Extract every line below, verbatim.
****************************************
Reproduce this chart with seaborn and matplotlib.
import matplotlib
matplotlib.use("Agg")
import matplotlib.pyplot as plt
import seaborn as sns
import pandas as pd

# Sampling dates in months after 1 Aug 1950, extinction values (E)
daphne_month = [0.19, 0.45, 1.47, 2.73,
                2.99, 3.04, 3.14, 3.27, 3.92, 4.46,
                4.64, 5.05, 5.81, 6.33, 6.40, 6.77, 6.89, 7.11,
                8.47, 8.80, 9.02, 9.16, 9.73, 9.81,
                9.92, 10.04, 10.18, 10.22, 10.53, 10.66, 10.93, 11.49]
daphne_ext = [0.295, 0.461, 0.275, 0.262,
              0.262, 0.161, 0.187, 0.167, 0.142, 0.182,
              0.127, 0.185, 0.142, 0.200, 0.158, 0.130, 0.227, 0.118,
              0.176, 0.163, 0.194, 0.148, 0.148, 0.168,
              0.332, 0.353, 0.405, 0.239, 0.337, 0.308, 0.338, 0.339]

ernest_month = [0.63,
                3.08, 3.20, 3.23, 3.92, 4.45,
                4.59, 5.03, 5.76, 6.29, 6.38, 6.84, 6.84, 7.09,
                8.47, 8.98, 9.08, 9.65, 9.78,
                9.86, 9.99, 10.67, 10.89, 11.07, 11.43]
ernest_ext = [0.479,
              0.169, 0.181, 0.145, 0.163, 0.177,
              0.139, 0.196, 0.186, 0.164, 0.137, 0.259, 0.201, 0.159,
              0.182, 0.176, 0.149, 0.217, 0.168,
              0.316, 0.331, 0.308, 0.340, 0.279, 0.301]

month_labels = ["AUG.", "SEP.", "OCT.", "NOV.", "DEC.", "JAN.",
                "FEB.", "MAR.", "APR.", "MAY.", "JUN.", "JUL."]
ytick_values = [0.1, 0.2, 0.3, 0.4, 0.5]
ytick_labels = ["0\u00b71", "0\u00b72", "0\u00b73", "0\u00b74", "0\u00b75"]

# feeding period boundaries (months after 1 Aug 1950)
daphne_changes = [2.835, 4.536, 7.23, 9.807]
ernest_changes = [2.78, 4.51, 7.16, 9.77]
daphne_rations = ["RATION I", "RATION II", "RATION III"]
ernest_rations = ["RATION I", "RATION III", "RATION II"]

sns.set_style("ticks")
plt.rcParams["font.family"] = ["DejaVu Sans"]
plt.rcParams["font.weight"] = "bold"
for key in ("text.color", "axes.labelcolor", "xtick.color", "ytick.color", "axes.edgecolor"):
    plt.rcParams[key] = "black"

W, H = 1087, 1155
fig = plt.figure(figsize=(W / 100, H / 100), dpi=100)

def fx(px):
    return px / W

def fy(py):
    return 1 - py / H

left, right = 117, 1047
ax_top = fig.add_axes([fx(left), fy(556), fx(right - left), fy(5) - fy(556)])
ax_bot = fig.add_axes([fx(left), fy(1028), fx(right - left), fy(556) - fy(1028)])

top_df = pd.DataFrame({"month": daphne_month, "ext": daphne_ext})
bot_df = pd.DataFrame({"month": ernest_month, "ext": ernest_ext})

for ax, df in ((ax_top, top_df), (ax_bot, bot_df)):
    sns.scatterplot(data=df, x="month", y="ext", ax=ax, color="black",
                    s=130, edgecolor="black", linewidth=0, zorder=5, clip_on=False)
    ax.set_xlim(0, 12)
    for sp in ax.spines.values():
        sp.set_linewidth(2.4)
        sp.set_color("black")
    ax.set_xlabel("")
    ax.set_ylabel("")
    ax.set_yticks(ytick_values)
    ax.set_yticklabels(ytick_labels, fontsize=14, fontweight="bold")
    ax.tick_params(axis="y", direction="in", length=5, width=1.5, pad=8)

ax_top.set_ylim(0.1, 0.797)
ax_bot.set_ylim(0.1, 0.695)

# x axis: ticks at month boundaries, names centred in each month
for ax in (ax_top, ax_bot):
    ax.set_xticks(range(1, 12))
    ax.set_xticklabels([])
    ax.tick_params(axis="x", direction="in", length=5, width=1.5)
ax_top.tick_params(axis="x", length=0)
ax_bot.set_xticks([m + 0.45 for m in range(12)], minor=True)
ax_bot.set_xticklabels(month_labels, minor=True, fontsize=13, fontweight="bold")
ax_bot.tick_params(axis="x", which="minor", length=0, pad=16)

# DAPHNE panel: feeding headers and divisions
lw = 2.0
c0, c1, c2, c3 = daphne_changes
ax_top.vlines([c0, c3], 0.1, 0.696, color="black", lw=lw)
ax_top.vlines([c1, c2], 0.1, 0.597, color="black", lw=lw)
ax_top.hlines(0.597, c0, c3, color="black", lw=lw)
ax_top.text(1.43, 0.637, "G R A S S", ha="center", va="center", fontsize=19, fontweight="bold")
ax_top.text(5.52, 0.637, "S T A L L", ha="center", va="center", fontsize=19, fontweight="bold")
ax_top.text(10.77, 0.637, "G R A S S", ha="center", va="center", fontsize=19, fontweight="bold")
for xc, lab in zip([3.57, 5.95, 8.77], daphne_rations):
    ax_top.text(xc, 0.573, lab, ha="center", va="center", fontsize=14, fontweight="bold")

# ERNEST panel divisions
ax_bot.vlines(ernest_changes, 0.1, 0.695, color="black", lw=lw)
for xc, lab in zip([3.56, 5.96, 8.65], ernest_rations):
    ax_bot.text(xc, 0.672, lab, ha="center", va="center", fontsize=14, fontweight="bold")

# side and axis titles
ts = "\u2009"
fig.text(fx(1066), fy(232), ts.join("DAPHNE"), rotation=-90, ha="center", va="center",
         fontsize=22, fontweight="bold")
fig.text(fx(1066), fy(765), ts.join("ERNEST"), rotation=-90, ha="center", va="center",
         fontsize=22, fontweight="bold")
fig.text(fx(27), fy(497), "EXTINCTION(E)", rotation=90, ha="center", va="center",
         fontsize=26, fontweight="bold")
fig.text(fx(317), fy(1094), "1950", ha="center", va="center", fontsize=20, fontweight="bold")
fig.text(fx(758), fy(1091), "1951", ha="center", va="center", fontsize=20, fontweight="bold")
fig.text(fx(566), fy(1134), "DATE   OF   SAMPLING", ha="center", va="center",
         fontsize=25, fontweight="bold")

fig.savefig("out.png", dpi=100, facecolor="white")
****************************************
Solution for this problem
Reproduce this chart with seaborn and matplotlib.
import matplotlib
matplotlib.use("Agg")
import matplotlib.pyplot as plt
import seaborn as sns
import pandas as pd

# Sampling dates in months after 1 Aug 1950, extinction values (E)
daphne_month = [0.19, 0.45, 1.47, 2.73,
                2.99, 3.04, 3.14, 3.27, 3.92, 4.46,
                4.64, 5.05, 5.81, 6.33, 6.40, 6.77, 6.89, 7.11,
                8.47, 8.80, 9.02, 9.16, 9.73, 9.81,
                9.92, 10.04, 10.18, 10.22, 10.53, 10.66, 10.93, 11.49]
daphne_ext = [0.295, 0.461, 0.275, 0.262,
              0.262, 0.161, 0.187, 0.167, 0.142, 0.182,
              0.127, 0.185, 0.142, 0.200, 0.158, 0.130, 0.227, 0.118,
              0.176, 0.163, 0.194, 0.148, 0.148, 0.168,
              0.332, 0.353, 0.405, 0.239, 0.337, 0.308, 0.338, 0.339]

ernest_month = [0.63,
                3.08, 3.20, 3.23, 3.92, 4.45,
                4.59, 5.03, 5.76, 6.29, 6.38, 6.84, 6.84, 7.09,
                8.47, 8.98, 9.08, 9.65, 9.78,
                9.86, 9.99, 10.67, 10.89, 11.07, 11.43]
ernest_ext = [0.479,
              0.169, 0.181, 0.145, 0.163, 0.177,
              0.139, 0.196, 0.186, 0.164, 0.137, 0.259, 0.201, 0.159,
              0.182, 0.176, 0.149, 0.217, 0.168,
              0.316, 0.331, 0.308, 0.340, 0.279, 0.301]

month_labels = ["AUG.", "SEP.", "OCT.", "NOV.", "DEC.", "JAN.",
                "FEB.", "MAR.", "APR.", "MAY.", "JUN.", "JUL."]
ytick_values = [0.1, 0.2, 0.3, 0.4, 0.5]
ytick_labels = ["0\u00b71", "0\u00b72", "0\u00b73", "0\u00b74", "0\u00b75"]

# feeding period boundaries (months after 1 Aug 1950)
daphne_changes = [2.835, 4.536, 7.23, 9.807]
ernest_changes = [2.78, 4.51, 7.16, 9.77]
daphne_rations = ["RATION I", "RATION II", "RATION III"]
ernest_rations = ["RATION I", "RATION III", "RATION II"]

sns.set_style("ticks")
plt.rcParams["font.family"] = ["DejaVu Sans"]
plt.rcParams["font.weight"] = "bold"
for key in ("text.color", "axes.labelcolor", "xtick.color", "ytick.color", "axes.edgecolor"):
    plt.rcParams[key] = "black"

W, H = 1087, 1155
fig = plt.figure(figsize=(W / 100, H / 100), dpi=100)

def fx(px):
    return px / W

def fy(py):
    return 1 - py / H

left, right = 117, 1047
ax_top = fig.add_axes([fx(left), fy(556), fx(right - left), fy(5) - fy(556)])
ax_bot = fig.add_axes([fx(left), fy(1028), fx(right - left), fy(556) - fy(1028)])

top_df = pd.DataFrame({"month": daphne_month, "ext": daphne_ext})
bot_df = pd.DataFrame({"month": ernest_month, "ext": ernest_ext})

for ax, df in ((ax_top, top_df), (ax_bot, bot_df)):
    sns.scatterplot(data=df, x="month", y="ext", ax=ax, color="black",
                    s=130, edgecolor="black", linewidth=0, zorder=5, clip_on=False)
    ax.set_xlim(0, 12)
    for sp in ax.spines.values():
        sp.set_linewidth(2.4)
        sp.set_color("black")
    ax.set_xlabel("")
    ax.set_ylabel("")
    ax.set_yticks(ytick_values)
    ax.set_yticklabels(ytick_labels, fontsize=14, fontweight="bold")
    ax.tick_params(axis="y", direction="in", length=5, width=1.5, pad=8)

ax_top.set_ylim(0.1, 0.797)
ax_bot.set_ylim(0.1, 0.695)

# x axis: ticks at month boundaries, names centred in each month
for ax in (ax_top, ax_bot):
    ax.set_xticks(range(1, 12))
    ax.set_xticklabels([])
    ax.tick_params(axis="x", direction="in", length=5, width=1.5)
ax_top.tick_params(axis="x", length=0)
ax_bot.set_xticks([m + 0.45 for m in range(12)], minor=True)
ax_bot.set_xticklabels(month_labels, minor=True, fontsize=13, fontweight="bold")
ax_bot.tick_params(axis="x", which="minor", length=0, pad=16)

# DAPHNE panel: feeding headers and divisions
lw = 2.0
c0, c1, c2, c3 = daphne_changes
ax_top.vlines([c0, c3], 0.1, 0.696, color="black", lw=lw)
ax_top.vlines([c1, c2], 0.1, 0.597, color="black", lw=lw)
ax_top.hlines(0.597, c0, c3, color="black", lw=lw)
ax_top.text(1.43, 0.637, "G R A S S", ha="center", va="center", fontsize=19, fontweight="bold")
ax_top.text(5.52, 0.637, "S T A L L", ha="center", va="center", fontsize=19, fontweight="bold")
ax_top.text(10.77, 0.637, "G R A S S", ha="center", va="center", fontsize=19, fontweight="bold")
for xc, lab in zip([3.57, 5.95, 8.77], daphne_rations):
    ax_top.text(xc, 0.573, lab, ha="center", va="center", fontsize=14, fontweight="bold")

# ERNEST panel divisions
ax_bot.vlines(ernest_changes, 0.1, 0.695, color="black", lw=lw)
for xc, lab in zip([3.56, 5.96, 8.65], ernest_rations):
    ax_bot.text(xc, 0.672, lab, ha="center", va="center", fontsize=14, fontweight="bold")

# side and axis titles
ts = "\u2009"
fig.text(fx(1066), fy(232), ts.join("DAPHNE"), rotation=-90, ha="center", va="center",
         fontsize=22, fontweight="bold")
fig.text(fx(1066), fy(765), ts.join("ERNEST"), rotation=-90, ha="center", va="center",
         fontsize=22, fontweight="bold")
fig.text(fx(27), fy(497), "EXTINCTION(E)", rotation=90, ha="center", va="center",
         fontsize=26, fontweight="bold")
fig.text(fx(317), fy(1094), "1950", ha="center", va="center", fontsize=20, fontweight="bold")
fig.text(fx(758), fy(1091), "1951", ha="center", va="center", fontsize=20, fontweight="bold")
fig.text(fx(566), fy(1134), "DATE   OF   SAMPLING", ha="center", va="center",
         fontsize=25, fontweight="bold")

fig.savefig("out.png", dpi=100, facecolor="white")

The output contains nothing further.